With increasing average annual temperatures between the 1950s and 1990s, Bear Glacier retreated about one mile, creating a lagoon. Then, between 2000 and 2007, it retreated an additional two miles, releasing floating icebergs into the lagoon.
Making matters worse, in 2014, an outburst flood made the lagoon overflow into nearby Resurrection Bay. All this is having a direct impact on people living in Alaska.
Towns fleeing rising ocean water
The state is likely to see the first American climate refugees.
The 400-person town of Kivalina, home to the Inupiat people, and neighboring Newtok, where 350 Yupik residents live, must be moved as their homes and livelihoods will soon be under water.
As U.S. Secretary of Interior Sally Jewell noted, these towns are “washing away.”
The cost of the relocation could be as high as $200 million per town, and expenses could rise in coming years with 29 other towns in imminent danger.
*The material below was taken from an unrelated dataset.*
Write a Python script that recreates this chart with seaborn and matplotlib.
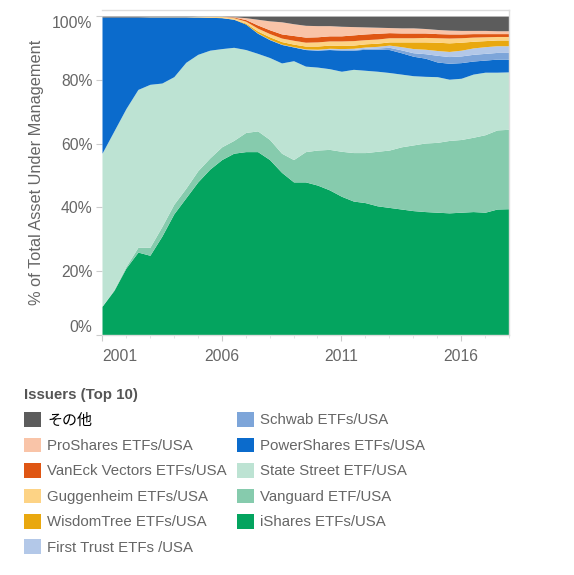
import pandas as pd
import seaborn as sns
import matplotlib.pyplot as plt
from matplotlib.patches import Patch

# half-year sample points, 2001 .. 2018
years = [2001.0, 2001.5, 2002.0, 2002.5, 2003.0, 2003.5, 2004.0, 2004.5, 2005.0, 2005.5,
         2006.0, 2006.5, 2007.0, 2007.5, 2008.0, 2008.5, 2009.0, 2009.5, 2010.0, 2010.5,
         2011.0, 2011.5, 2012.0, 2012.5, 2013.0, 2013.5, 2014.0, 2014.5, 2015.0, 2015.5,
         2016.0, 2016.5, 2017.0, 2017.5, 2018.0]

# share of total AUM (%) per issuer
ishares = [9, 14, 21, 26, 25, 31, 38, 43, 48, 52, 55, 57, 57.5, 57.5, 55, 51, 48, 48, 47, 45.5,
           43.5, 42, 41.5, 40.5, 40, 39.5, 39, 38.7, 38.5, 38.3, 38.5, 38.7, 38.5, 39.5, 39.6]
vanguard = [0, 0.3, 0.5, 1.5, 2.5, 3, 3, 3, 3.5, 3.5, 4, 4, 6, 6.5, 6.3, 6, 7, 9.5, 11, 12.7,
            14.1, 15.2, 15.7, 17.1, 18, 19.5, 20.6, 21.5, 21.9, 22.7, 22.8, 23.3, 24.3, 24.8, 24.9]
state_street = [48, 49.7, 49.5, 49.5, 51.1, 45, 40, 39.5, 36.5, 33.8, 30.8, 29.2, 26, 24.3, 25.7,
                28.3, 31, 26.8, 26, 25.3, 25.1, 26.1, 25.8, 25.1, 24.3, 22.8, 21.7, 20.9, 20.6,
                19.2, 19.2, 19.8, 19.6, 18.1, 18]
powershares = [42.7, 35.7, 28.7, 22.7, 21.1, 20.7, 18.7, 14.2, 11.7, 10.3, 9.7, 8.8, 8.0, 6.3, 5.6,
               5.8, 4.3, 5.2, 5.3, 6.0, 6.6, 6.0, 6.6, 6.9, 7.2, 6.7, 6.1, 5.7, 4.6, 5.0, 4.9,
               4.1, 3.8, 4.1, 4.0]
schwab = [0, 0, 0, 0, 0, 0, 0, 0, 0, 0, 0, 0, 0, 0, 0, 0, 0, 0, 0.1, 0.1,
          0.2, 0.2, 0.3, 0.4, 0.7, 0.9, 1.1, 1.4, 2.1, 2.1, 2.1, 2.1, 2.1, 2.1, 2.1]
first_trust = [0, 0, 0, 0, 0, 0, 0, 0, 0, 0, 0, 0, 0, 0.1, 0.1, 0.1, 0.1, 0.2, 0.2, 0.3,
               0.3, 0.4, 0.4, 0.5, 0.7, 1.0, 1.3, 1.4, 1.5, 1.6, 1.8, 2.0, 2.1, 2.1, 2.1]
wisdomtree = [0, 0, 0, 0, 0, 0, 0, 0, 0, 0, 0, 0, 0.3, 0.6, 0.8, 0.8, 0.8, 0.9, 1.0, 1.0,
              1.0, 1.0, 1.0, 1.0, 1.0, 1.5, 2.1, 2.3, 2.6, 2.7, 2.5, 2.1, 1.9, 1.8, 1.8]
guggenheim = [0, 0, 0, 0, 0.1, 0.1, 0.1, 0.1, 0.2, 0.3, 0.4, 0.5, 0.6, 0.9, 1.0, 1.1, 1.2, 1.2, 1.3, 1.3,
              1.4, 1.4, 1.3, 1.3, 1.3, 1.3, 1.3, 1.4, 1.4, 1.5, 1.4, 1.3, 1.2, 1.1, 1.1]
vaneck = [0, 0, 0, 0, 0, 0, 0, 0, 0, 0, 0, 0.2, 0.5, 1.0, 1.2, 1.3, 1.5, 1.6, 1.6, 1.6,
          1.6, 1.8, 1.8, 1.8, 1.6, 1.5, 1.5, 1.4, 1.3, 1.3, 1.2, 1.1, 1.0, 0.9, 0.9]
proshares = [0, 0, 0, 0, 0, 0, 0, 0, 0, 0, 0, 0.1, 0.6, 1.8, 2.8, 3.8, 3.7, 3.7, 3.5, 3.2,
             3.0, 2.6, 2.2, 1.9, 1.6, 1.6, 1.6, 1.4, 1.3, 1.2, 1.1, 1.0, 1.0, 0.9, 0.9]
others = [0.3, 0.3, 0.3, 0.3, 0.2, 0.2, 0.2, 0.2, 0.1, 0.1, 0.1, 0.2, 0.5, 1.0, 1.5, 1.8, 2.4, 2.9, 3.0, 3.0,
          3.2, 3.3, 3.4, 3.5, 3.6, 3.7, 3.7, 3.9, 4.2, 4.4, 4.5, 4.5, 4.5, 4.6, 4.6]

# bottom -> top stacking order
issuers = ['iShares ETFs/USA', 'Vanguard ETF/USA', 'State Street ETF/USA', 'PowerShares ETFs/USA',
           'Schwab ETFs/USA', 'First Trust ETFs /USA', 'WisdomTree ETFs/USA', 'Guggenheim ETFs/USA',
           'VanEck Vectors ETFs/USA', 'ProShares ETFs/USA', 'その他']
colors = ['#04a45f', '#86cbad', '#bde3d3', '#0b6bcc', '#7da5d9', '#b3c8e8', '#e9a80f',
          '#fdd385', '#df5613', '#f9c4a8', '#5c5c5c']

df = pd.DataFrame({
    'iShares ETFs/USA': ishares, 'Vanguard ETF/USA': vanguard,
    'State Street ETF/USA': state_street, 'PowerShares ETFs/USA': powershares,
    'Schwab ETFs/USA': schwab, 'First Trust ETFs /USA': first_trust,
    'WisdomTree ETFs/USA': wisdomtree, 'Guggenheim ETFs/USA': guggenheim,
    'VanEck Vectors ETFs/USA': vaneck, 'ProShares ETFs/USA': proshares, 'その他': others,
}, index=years)
df = df.div(df.sum(axis=1), axis=0) * 100

sns.set_style('white')
plt.rcParams['font.family'] = ['Liberation Sans', 'Noto Sans CJK JP']

fig = plt.figure(figsize=(5.74, 5.75), dpi=100)
ax = fig.add_axes([102 / 574, 1 - 335 / 575, 407 / 574, 325 / 575])

ax.stackplot(df.index, [df[c] for c in issuers], colors=colors, linewidth=0)

ax.set_xlim(2001, 2018)
ax.set_ylim(0, 101.9)
ax.set_xticks([2001, 2006, 2011, 2016])
ax.set_xticklabels(['2001', '2006', '2011', '2016'])
ax.set_xticks(range(2001, 2019), minor=True)
ax.set_yticks([0, 20, 40, 60, 80, 100])
ax.set_yticklabels(['0%', '20%', '40%', '60%', '80%', '100%'])
ax.tick_params(axis='both', colors='#cccccc', labelcolor='#666666', labelsize=11.3)
ax.tick_params(axis='x', which='major', length=4, pad=6, bottom=True)
ax.tick_params(axis='x', which='minor', length=2, bottom=True, colors='#dddddd')
ax.tick_params(axis='y', length=4, left=True, pad=3)
ax.get_xticklabels()[0].set_ha('left')
ax.get_yticklabels()[0].set_va('bottom')
ax.get_yticklabels()[-1].set_va('top')

ax.set_ylabel('% of Total Asset Under Management', fontsize=11.8, color='#666666', labelpad=6)

for side in ['top', 'right', 'bottom']:
    ax.spines[side].set_color('#dddddd')
    ax.spines[side].set_linewidth(1)
ax.spines['left'].set_visible(False)

# legend, top-down as in the original
order = ['その他', 'ProShares ETFs/USA', 'VanEck Vectors ETFs/USA', 'Guggenheim ETFs/USA',
         'WisdomTree ETFs/USA', 'First Trust ETFs /USA', 'Schwab ETFs/USA',
         'PowerShares ETFs/USA', 'State Street ETF/USA', 'Vanguard ETF/USA', 'iShares ETFs/USA']
cmap = dict(zip(issuers, colors))
handles = [Patch(facecolor=cmap[n], edgecolor='none') for n in order]
leg = fig.legend(handles, order, loc='upper left', bbox_to_anchor=(24 / 574, 1 - 388 / 575),
                 ncol=2, frameon=False, fontsize=10.8, title='Issuers (Top 10)',
                 title_fontsize=10.8, alignment='left', borderpad=0, borderaxespad=0,
                 handlelength=1.13, handleheight=1.13, handletextpad=0.4, labelspacing=0.67,
                 columnspacing=0.67)
leg.get_title().set_fontweight('bold')
leg.get_title().set_color('#555555')
for t in leg.get_texts():
    t.set_color('#666666')
leg.get_texts()[0].set_color('black')
leg.get_texts()[0].set_fontfamily('Noto Sans CJK JP')

fig.savefig('out.png', dpi=100)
The cultural and social cost to the families that must be uprooted from their homes is immeasurable.
An unsustainable boom-and-bust oil economy
How is the state dealing with this remarkable challenge? The oil part of the equation makes dealing with climate change-related weather impacts even thornier.
Alaska state budgets rely heavily on oil revenues, with all its ups and downs. In 2014, 90 percent of Alaska’s state budget came from the industry. The following year, it dropped to 75 percent – a huge loss resulting from the recent oil price tumble.
That means there’s less of a buffer to pay for things like the relocation of communities, or to offset revenue loss from fisheries and other industries affected by climate change.
The reality is, heavy reliance on oil is no longer sustainable from an economic or environmental perspective.
Frontier spirit can help Alaskans beat the odds
Fortunately, one of the hallmarks of frontier-spirited states such as Alaska is adaptability.
Embracing cleaner energy sources is one way the state is beginning to prepare for a more resilient future – and it can look to another oil state for inspiration and know-how.
So I was not surprised when I looked out the airplane window as we departed Anchorage and saw rows of wind turbines spinning against majestic, snow-covered mountains.
Alaska’s frontier, can-do attitude can help the state’s vulnerable populations and all Alaskans prepare for a safer, healthier future. Now’s the time to do so.